(What you will do): Transcribe all of the material exactly. Any picture in it should be left out.

(Provided material):
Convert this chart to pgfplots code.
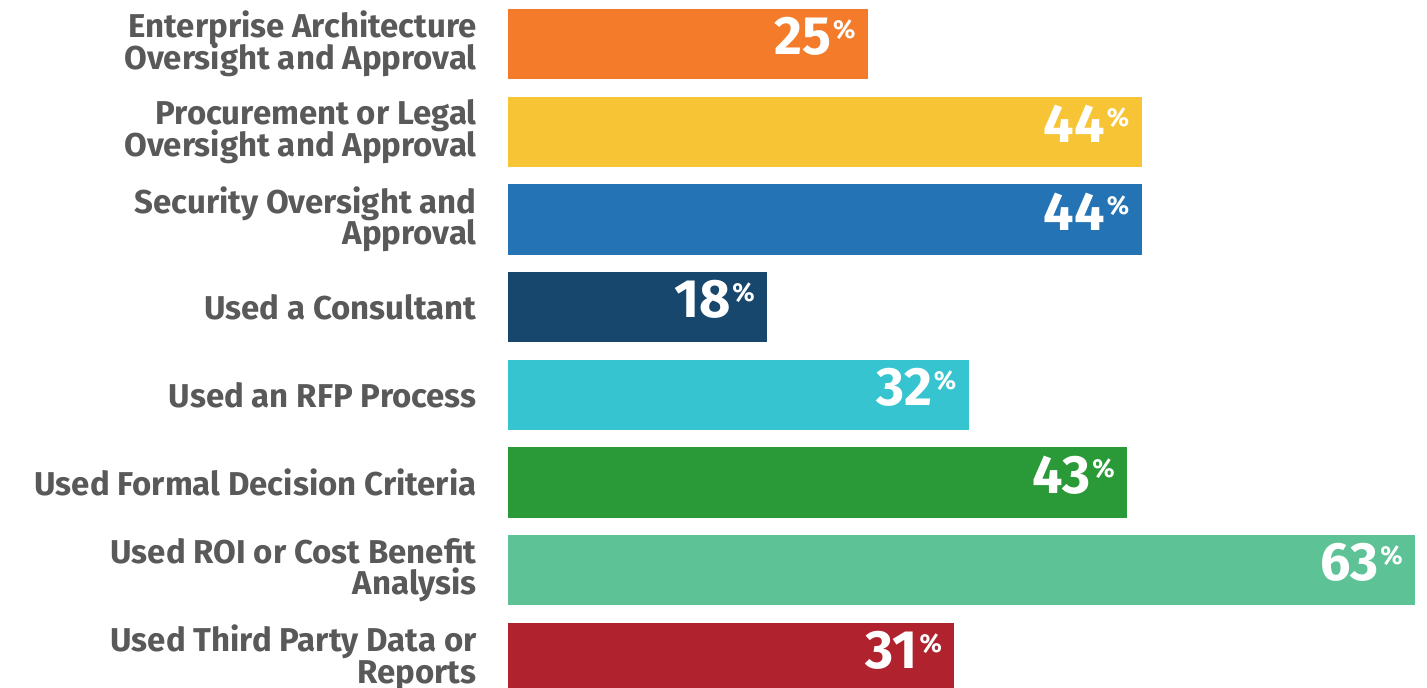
\documentclass[border=0pt]{standalone}
\usepackage{fontspec}
\setmainfont{Fira Sans}
\usepackage{pgfplots}
\pgfplotsset{compat=1.18}
\definecolor{labelgray}{HTML}{595959}
\definecolor{c1}{HTML}{F47B29}
\definecolor{c2}{HTML}{F7C435}
\definecolor{c3}{HTML}{2474B5}
\definecolor{c4}{HTML}{17476D}
\definecolor{c5}{HTML}{35C4D0}
\definecolor{c6}{HTML}{2A9937}
\definecolor{c7}{HTML}{5DC396}
\definecolor{c8}{HTML}{B0232E}

% value label: big number, small raised percent sign
\newcommand{\pct}[1]{{\fontsize{27}{27}\selectfont #1}\kern1pt\raisebox{8pt}{\fontsize{13}{13}\selectfont\%}}
% category labels: tight leading, no lineskip fallback
\newcommand{\labelfont}{\fontsize{16.5}{15.75}\selectfont\bfseries\lineskiplimit=-20pt\relax}

\begin{document}
\begin{tikzpicture}
\useasboundingbox (0,0) rectangle (713.5pt,344pt);
\begin{axis}[
  at={(254pt,0pt)}, anchor=south west,
  scale only axis, width=459.5pt, height=344pt,
  xbar, bar width=0.8,
  xmin=0, xmax=63.83,
  ymin=-0.502, ymax=7.343, y dir=reverse,
  axis line style={draw=none},
  major tick length=0pt,
  xtick=\empty,
  ytick={0,...,7},
  yticklabels={Enterprise Architecture\\Oversight and Approval,
               Procurement or Legal\\Oversight and Approval,
               Security Oversight and\\Approval,
               Used a Consultant,
               Used an RFP Process,
               Used Formal Decision Criteria,
               Used ROI or Cost Benefit\\Analysis,
               Used Third Party Data or\\Reports},
  yticklabel style={align=right, anchor=east, inner sep=0pt, xshift=-15.5pt,
    text=labelgray, font=\labelfont},
  every axis plot/.append style={draw=none, bar shift=0pt},
  /pgf/number format/assume math mode=true,
  nodes near coords={\pct{\pgfmathprintnumber{\pgfplotspointmeta}}},
  nodes near coords style={anchor=east, inner sep=0pt, xshift=-6pt, yshift=3.75pt,
    text=white, font=\bfseries},
]
\addplot[fill=c1] coordinates {(25,0)};
\addplot[fill=c2] coordinates {(44,1)};
\addplot[fill=c3] coordinates {(44,2)};
\addplot[fill=c4] coordinates {(18,3)};
\addplot[fill=c5] coordinates {(32,4)};
\addplot[fill=c6] coordinates {(43,5)};
\addplot[fill=c7] coordinates {(63,6)};
\addplot[fill=c8] coordinates {(31,7)};
\end{axis}
\end{tikzpicture}
\end{document}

(Written solution):
Convert this chart to pgfplots code.
\documentclass[border=0pt]{standalone}
\usepackage{fontspec}
\setmainfont{Fira Sans}
\usepackage{pgfplots}
\pgfplotsset{compat=1.18}
\definecolor{labelgray}{HTML}{595959}
\definecolor{c1}{HTML}{F47B29}
\definecolor{c2}{HTML}{F7C435}
\definecolor{c3}{HTML}{2474B5}
\definecolor{c4}{HTML}{17476D}
\definecolor{c5}{HTML}{35C4D0}
\definecolor{c6}{HTML}{2A9937}
\definecolor{c7}{HTML}{5DC396}
\definecolor{c8}{HTML}{B0232E}

% value label: big number, small raised percent sign
\newcommand{\pct}[1]{{\fontsize{27}{27}\selectfont #1}\kern1pt\raisebox{8pt}{\fontsize{13}{13}\selectfont\%}}
% category labels: tight leading, no lineskip fallback
\newcommand{\labelfont}{\fontsize{16.5}{15.75}\selectfont\bfseries\lineskiplimit=-20pt\relax}

\begin{document}
\begin{tikzpicture}
\useasboundingbox (0,0) rectangle (713.5pt,344pt);
\begin{axis}[
  at={(254pt,0pt)}, anchor=south west,
  scale only axis, width=459.5pt, height=344pt,
  xbar, bar width=0.8,
  xmin=0, xmax=63.83,
  ymin=-0.502, ymax=7.343, y dir=reverse,
  axis line style={draw=none},
  major tick length=0pt,
  xtick=\empty,
  ytick={0,...,7},
  yticklabels={Enterprise Architecture\\Oversight and Approval,
               Procurement or Legal\\Oversight and Approval,
               Security Oversight and\\Approval,
               Used a Consultant,
               Used an RFP Process,
               Used Formal Decision Criteria,
               Used ROI or Cost Benefit\\Analysis,
               Used Third Party Data or\\Reports},
  yticklabel style={align=right, anchor=east, inner sep=0pt, xshift=-15.5pt,
    text=labelgray, font=\labelfont},
  every axis plot/.append style={draw=none, bar shift=0pt},
  /pgf/number format/assume math mode=true,
  nodes near coords={\pct{\pgfmathprintnumber{\pgfplotspointmeta}}},
  nodes near coords style={anchor=east, inner sep=0pt, xshift=-6pt, yshift=3.75pt,
    text=white, font=\bfseries},
]
\addplot[fill=c1] coordinates {(25,0)};
\addplot[fill=c2] coordinates {(44,1)};
\addplot[fill=c3] coordinates {(44,2)};
\addplot[fill=c4] coordinates {(18,3)};
\addplot[fill=c5] coordinates {(32,4)};
\addplot[fill=c6] coordinates {(43,5)};
\addplot[fill=c7] coordinates {(63,6)};
\addplot[fill=c8] coordinates {(31,7)};
\end{axis}
\end{tikzpicture}
\end{document}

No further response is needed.